The court in Zubulake v. UBS Warburg LLC, 2004 U.S. Dist. LEXIS 13574, (S.D.N.Y. 2004) ( Zubulake V), outlined the duties of counsel to preserve potentially relevant evidence. The court explained those duties as follows:

  1. First, when litigation is reasonably anticipated or at the commencement of litigation, counsel must issue a "litigation hold" which should be periodically re-issued to keep it fresh in the minds of employees and to make new employees aware of it.
  2. Second, counsel should identify the persons who are "likely to have relevant information" and communicate directly with these "key players" to ensure that they are aware of their duty to preserve relevant information. These "key players" are the persons identified in a party's initial disclosures and any supplementation thereof.
  3. Third, the court found that counsel have a duty to instruct all employees of their client to produce electronic copies of their relevant active files and to identify, segregate and safely store relevant backup tapes. The court went so far as to suggest that, in an appropriate case, counsel take physical custody of relevant backup tapes to safeguard the information.

Courts are imposing increasingly harsh punishments on corporations that fail to comply with orders to produce e-mail documents. Where judges once were more likely to accept that incompetence or computer problems might be to blame, they are now apt to rule that noncompliance is an indication a company has something to hide.

What are the Sanctions for failure to Preserve evidence?

Courts have imposed various and severe sanctions for a party's failure to ensure that a preservation order is implemented and followed. In re: Prudential Ins.
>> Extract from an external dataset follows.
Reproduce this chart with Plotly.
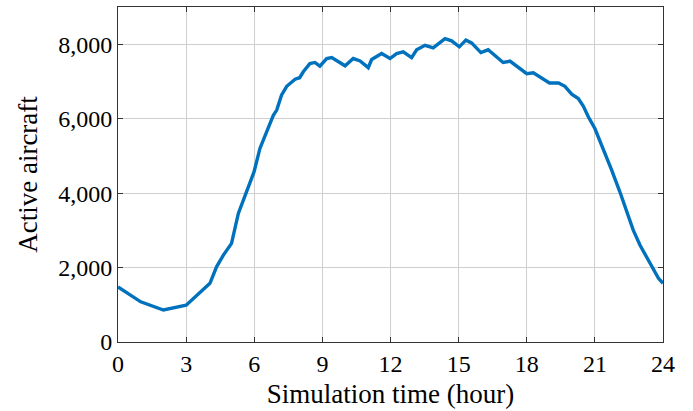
import plotly.graph_objects as go

hours = [0, 1.0, 2.0, 3.0, 4.05, 4.34, 4.64, 5.0, 5.3, 5.67, 5.99, 6.25, 6.62, 6.84, 6.99,
         7.2, 7.43, 7.8, 8.0, 8.16, 8.45, 8.67, 8.89, 9.19, 9.41, 9.7, 10.0, 10.36, 10.66,
         11.02, 11.17, 11.61, 11.98, 12.27, 12.56, 12.93, 13.15, 13.52, 13.88, 14.4, 14.69,
         15.03, 15.32, 15.57, 15.98, 16.3, 16.6, 16.96, 17.26, 17.63, 18.0, 18.29, 18.66,
         19.0, 19.4, 19.68, 19.98, 20.27, 20.49, 20.71, 21.0, 21.37, 21.74, 22.1, 22.4,
         22.69, 22.99, 23.28, 23.58, 23.8, 24.0]
aircraft = [1480, 1080, 860, 990, 1575, 2020, 2335, 2650, 3455, 4080, 4570, 5200, 5780, 6090, 6230,
            6630, 6870, 7060, 7100, 7260, 7480, 7510, 7410, 7615, 7640, 7525, 7420, 7615, 7550,
            7370, 7590, 7750, 7615, 7750, 7795, 7640, 7850, 7970, 7900, 8150, 8090,
            7930, 8110, 8035, 7775, 7850, 7700, 7510, 7545, 7390, 7210, 7230, 7100,
            6960, 6960, 6870, 6660, 6540, 6340, 6050, 5735, 5200, 4620, 4035, 3500,
            3005, 2600, 2290, 1980, 1710, 1575]

x_ticks = [0, 3, 6, 9, 12, 15, 18, 21, 24]
y_ticks = [0, 2000, 4000, 6000, 8000]

font = "Liberation Serif"
fig = go.Figure(go.Scatter(x=hours, y=aircraft, mode="lines",
                           line=dict(color="#0072BD", width=3.4), showlegend=False))

axis_common = dict(showline=True, linecolor="#333333", linewidth=1, mirror="allticks",
                   ticks="inside", ticklen=5, tickcolor="#333333",
                   showgrid=True, gridcolor="#cfcfcf", gridwidth=1, zeroline=False,
                   tickfont=dict(family=font, size=24, color="black"))
fig.update_xaxes(range=[0, 24], tickvals=x_ticks, **axis_common,
                 title=dict(text="Simulation time (hour)", font=dict(family=font, size=27, color="black"),
                            standoff=8))
fig.update_yaxes(range=[0, 9000], tickvals=y_ticks, tickformat=",d", **axis_common,
                 title=dict(text="Active aircraft", font=dict(family=font, size=27, color="black"),
                            standoff=12))
fig.update_layout(width=693, height=411, margin=dict(l=118, r=30, t=7, b=69),
                  plot_bgcolor="white", paper_bgcolor="white")
fig.write_html("out.html")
Co. of Am. Sales Practices Litig., 169 F.R.D. 598, (D.N.J. 1997) ) ($1 million sanction for failure to develop and implement an evidence preservation program). See also Illinois Tool Works, Inc. v. Metro Mark Prods., Ltd. 43 F. Supp. 2d, 951 (N.D. Ill.).

In another case, the court went so far as to strike the defendant's answer, based on its failure to obey a court order requiring the preservation of certain records maintained in the ordinary course of business. See Wm. T. Thompson Co. v. General Nutrition Corp. 593 F. Supp. 1443 (C.D. Cal. 1984) . In that case, the defendant's counsel did not instruct the appropriate officers and employees of the defendant to preserve records and actually instructed personnel not to deviate from the company's standard document retention policies. The court found that such conduct resulted in a bad faith destruction of critical evidence.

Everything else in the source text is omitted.